The background of this matter is fully set out in previous orders, and the court summarizes only those facts necessary for disposition of the instant motion. On June 16, 2010, the parties stipulated to a protective order, which designated as confidential "private personnel data about City employees other than Plaintiff and not bearing directly on Plaintiff's claims in this lawsuit." ECF No. 15, at 5. On December 31, 2012, defendants filed a motion for summary judgment. ECF No. 174. In connection with that motion, the parties filed several memoranda, affidavits and declarations under seal. See ECF Nos. 176-78, 182, 184-85, 189-90, 198. On August 16, 2013, in a sealed order, the court granted in part the motion for summary judgment and remanded the remaining state-law claims to Minnesota state court. ECF No. 198. Keefe appealed to the Eighth Circuit.
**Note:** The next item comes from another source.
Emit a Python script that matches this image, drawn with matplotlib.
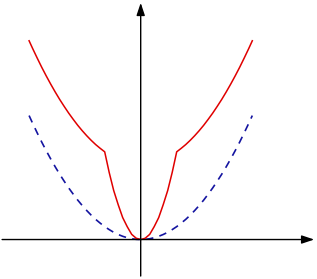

ECF No. 200. On September 26, 2013, the Star Tribune filed the instant motion.

"There is a common-law right of access to judicial records." IDT Corp. v. eBay , 709 F.3d 1220, 1222 (8th Cir. 2013) (citation omitted). "[T]he courts of this country recognize a general right to inspect and copy public records and documents, including judicial records and documents, but... the right to inspect and copy judicial records is not absolute." Id . (citation and internal quotation marks omitted). "[T]he court must consider the degree to which sealing a judicial record would interfere with the interests served by the common-law right of access and balance that interference against the salutary interests served by maintaining confidentiality of the information sought to be sealed." Id. at 1223 (citation omitted).

Here, defendants argue that the documents must remain sealed (1) in order to protect private personnel data, (2) because the documents "relate to unsustained allegations of misconduct against police officers" and (3) because the Star Tribune "likely has a commercial interest in this information because of the controversial nature of the case."[3] Mem. Opp'n 2, 6. Such generalized interests, however, do not outweigh the right of access to judicial records, especially given that the records at issue were integral to the August 16, 2013, order. See IDT Corp. , 709 F.3d at 1224 ("[T]he weight to be given the presumption of access must be governed by the role of the material at issue in the exercise of Article III judicial power and resultant value of such information to those monitoring the federal courts." (citations and internal quotation marks omitted)). As a result, the court concludes that it is appropriate to unseal the documents specifically requested by the Star Tribune. See ECF Nos. 176-78, 182, 184-85, 189-90, 198. The court will allow the parties fourteen days in which to request specific redactions from the documents at issue.

Accordingly, IT IS HEREBY ORDERED that:

1. The motion to intervene for the limited purpose of seeking public access to court records and for access to specified court records [ECF No. 203] is granted in part, consistent with this order;

2. The parties may request specific redactions from the documents by 5:00 p.m. on January 16, 2014.

3. Thereafter, the court will unseal the documents at issue, subject to any approved redactions.